## Dataset content
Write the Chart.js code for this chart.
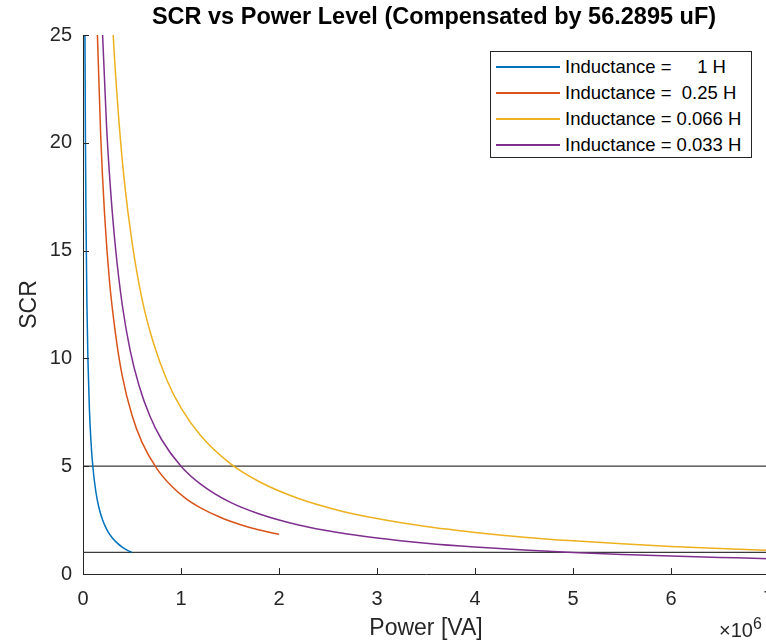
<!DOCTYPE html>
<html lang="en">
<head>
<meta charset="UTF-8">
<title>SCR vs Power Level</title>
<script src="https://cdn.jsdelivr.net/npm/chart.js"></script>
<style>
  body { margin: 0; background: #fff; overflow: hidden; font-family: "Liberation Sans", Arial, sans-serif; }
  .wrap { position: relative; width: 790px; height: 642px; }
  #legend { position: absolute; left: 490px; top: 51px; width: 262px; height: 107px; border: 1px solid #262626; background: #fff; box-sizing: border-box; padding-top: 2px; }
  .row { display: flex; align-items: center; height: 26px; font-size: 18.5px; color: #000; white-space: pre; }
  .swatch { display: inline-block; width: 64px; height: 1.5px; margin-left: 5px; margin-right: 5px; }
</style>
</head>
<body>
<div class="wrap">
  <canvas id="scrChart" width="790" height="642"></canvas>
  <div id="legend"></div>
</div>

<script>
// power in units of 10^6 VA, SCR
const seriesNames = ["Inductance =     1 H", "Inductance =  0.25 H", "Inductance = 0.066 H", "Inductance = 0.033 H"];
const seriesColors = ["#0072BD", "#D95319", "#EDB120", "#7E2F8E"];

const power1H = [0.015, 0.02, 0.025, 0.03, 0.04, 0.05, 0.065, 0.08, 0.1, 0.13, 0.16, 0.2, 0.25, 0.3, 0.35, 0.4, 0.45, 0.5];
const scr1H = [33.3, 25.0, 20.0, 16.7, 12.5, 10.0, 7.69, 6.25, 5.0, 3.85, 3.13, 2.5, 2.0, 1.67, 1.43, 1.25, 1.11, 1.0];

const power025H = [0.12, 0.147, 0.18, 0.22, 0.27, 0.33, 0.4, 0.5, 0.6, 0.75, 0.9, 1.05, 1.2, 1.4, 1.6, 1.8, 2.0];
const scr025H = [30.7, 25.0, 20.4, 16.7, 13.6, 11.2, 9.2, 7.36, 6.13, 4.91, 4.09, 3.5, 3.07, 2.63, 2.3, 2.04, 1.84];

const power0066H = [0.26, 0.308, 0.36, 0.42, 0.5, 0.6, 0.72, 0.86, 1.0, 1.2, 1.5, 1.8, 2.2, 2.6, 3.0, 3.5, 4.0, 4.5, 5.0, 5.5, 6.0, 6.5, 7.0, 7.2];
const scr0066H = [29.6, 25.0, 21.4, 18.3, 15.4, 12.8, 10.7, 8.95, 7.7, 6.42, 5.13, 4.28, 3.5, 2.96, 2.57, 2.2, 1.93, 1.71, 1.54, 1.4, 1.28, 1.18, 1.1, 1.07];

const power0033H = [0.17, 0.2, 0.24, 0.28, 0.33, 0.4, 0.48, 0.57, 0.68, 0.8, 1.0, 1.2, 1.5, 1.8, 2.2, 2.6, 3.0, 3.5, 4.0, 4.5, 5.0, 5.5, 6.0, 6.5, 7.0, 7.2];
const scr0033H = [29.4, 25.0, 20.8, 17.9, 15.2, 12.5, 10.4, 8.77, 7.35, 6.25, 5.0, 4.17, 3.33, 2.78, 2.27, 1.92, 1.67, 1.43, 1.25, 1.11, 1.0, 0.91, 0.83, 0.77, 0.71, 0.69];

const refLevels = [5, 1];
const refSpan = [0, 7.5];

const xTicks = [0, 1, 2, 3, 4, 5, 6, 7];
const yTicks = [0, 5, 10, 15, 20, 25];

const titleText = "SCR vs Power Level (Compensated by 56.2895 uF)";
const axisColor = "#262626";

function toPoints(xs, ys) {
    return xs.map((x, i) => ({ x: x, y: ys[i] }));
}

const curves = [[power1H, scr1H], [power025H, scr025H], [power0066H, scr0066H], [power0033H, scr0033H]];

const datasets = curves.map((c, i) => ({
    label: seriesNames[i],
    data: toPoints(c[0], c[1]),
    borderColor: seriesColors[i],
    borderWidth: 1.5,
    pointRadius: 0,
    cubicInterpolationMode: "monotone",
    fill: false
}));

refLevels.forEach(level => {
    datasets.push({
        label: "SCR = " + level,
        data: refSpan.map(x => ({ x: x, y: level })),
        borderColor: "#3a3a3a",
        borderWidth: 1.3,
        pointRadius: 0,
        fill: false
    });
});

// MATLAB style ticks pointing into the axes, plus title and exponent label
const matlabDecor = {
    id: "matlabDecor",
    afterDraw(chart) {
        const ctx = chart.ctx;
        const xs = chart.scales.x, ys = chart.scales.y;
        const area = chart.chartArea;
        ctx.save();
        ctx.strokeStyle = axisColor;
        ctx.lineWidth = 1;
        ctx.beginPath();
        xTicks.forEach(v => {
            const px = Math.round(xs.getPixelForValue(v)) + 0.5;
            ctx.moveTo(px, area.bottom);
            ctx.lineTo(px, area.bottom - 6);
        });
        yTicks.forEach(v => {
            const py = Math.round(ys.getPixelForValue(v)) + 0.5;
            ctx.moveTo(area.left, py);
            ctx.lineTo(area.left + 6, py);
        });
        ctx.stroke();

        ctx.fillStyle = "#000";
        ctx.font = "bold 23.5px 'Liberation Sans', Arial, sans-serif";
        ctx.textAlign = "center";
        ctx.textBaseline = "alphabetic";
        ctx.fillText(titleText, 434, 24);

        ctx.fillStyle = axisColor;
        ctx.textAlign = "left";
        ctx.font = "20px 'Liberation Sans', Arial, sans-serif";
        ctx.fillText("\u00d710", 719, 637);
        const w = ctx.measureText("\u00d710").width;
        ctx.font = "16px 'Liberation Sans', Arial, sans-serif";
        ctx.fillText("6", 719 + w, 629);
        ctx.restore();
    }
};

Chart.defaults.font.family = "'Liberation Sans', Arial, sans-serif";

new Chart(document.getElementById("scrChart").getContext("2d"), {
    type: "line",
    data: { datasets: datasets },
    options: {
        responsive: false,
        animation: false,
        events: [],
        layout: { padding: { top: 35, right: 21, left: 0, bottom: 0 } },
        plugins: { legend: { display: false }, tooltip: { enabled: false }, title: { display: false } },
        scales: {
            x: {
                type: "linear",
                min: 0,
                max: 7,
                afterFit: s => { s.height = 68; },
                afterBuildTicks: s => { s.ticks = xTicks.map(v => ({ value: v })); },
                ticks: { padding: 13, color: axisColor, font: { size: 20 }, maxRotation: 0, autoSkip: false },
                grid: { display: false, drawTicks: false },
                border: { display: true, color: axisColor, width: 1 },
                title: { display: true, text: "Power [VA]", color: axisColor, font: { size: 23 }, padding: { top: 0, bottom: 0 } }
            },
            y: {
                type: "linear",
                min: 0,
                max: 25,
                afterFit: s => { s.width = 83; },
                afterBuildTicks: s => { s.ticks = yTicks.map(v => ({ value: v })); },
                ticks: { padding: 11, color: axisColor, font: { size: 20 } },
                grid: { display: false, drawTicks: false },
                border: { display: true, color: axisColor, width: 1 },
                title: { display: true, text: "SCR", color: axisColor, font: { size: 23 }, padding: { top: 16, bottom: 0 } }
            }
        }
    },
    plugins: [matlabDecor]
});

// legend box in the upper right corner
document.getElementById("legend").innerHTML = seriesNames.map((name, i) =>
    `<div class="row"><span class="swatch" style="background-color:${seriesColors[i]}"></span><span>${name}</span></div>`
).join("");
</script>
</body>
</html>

## Exercise aim
In the data above, please extract the lines from the first one through the line with "1.25, 1.11, 1.0];", exactly, and keep pictures out.

## Written solution
Write the Chart.js code for this chart.
<!DOCTYPE html>
<html lang="en">
<head>
<meta charset="UTF-8">
<title>SCR vs Power Level</title>
<script src="https://cdn.jsdelivr.net/npm/chart.js"></script>
<style>
  body { margin: 0; background: #fff; overflow: hidden; font-family: "Liberation Sans", Arial, sans-serif; }
  .wrap { position: relative; width: 790px; height: 642px; }
  #legend { position: absolute; left: 490px; top: 51px; width: 262px; height: 107px; border: 1px solid #262626; background: #fff; box-sizing: border-box; padding-top: 2px; }
  .row { display: flex; align-items: center; height: 26px; font-size: 18.5px; color: #000; white-space: pre; }
  .swatch { display: inline-block; width: 64px; height: 1.5px; margin-left: 5px; margin-right: 5px; }
</style>
</head>
<body>
<div class="wrap">
  <canvas id="scrChart" width="790" height="642"></canvas>
  <div id="legend"></div>
</div>

<script>
// power in units of 10^6 VA, SCR
const seriesNames = ["Inductance =     1 H", "Inductance =  0.25 H", "Inductance = 0.066 H", "Inductance = 0.033 H"];
const seriesColors = ["#0072BD", "#D95319", "#EDB120", "#7E2F8E"];

const power1H = [0.015, 0.02, 0.025, 0.03, 0.04, 0.05, 0.065, 0.08, 0.1, 0.13, 0.16, 0.2, 0.25, 0.3, 0.35, 0.4, 0.45, 0.5];
const scr1H = [33.3, 25.0, 20.0, 16.7, 12.5, 10.0, 7.69, 6.25, 5.0, 3.85, 3.13, 2.5, 2.0, 1.67, 1.43, 1.25, 1.11, 1.0];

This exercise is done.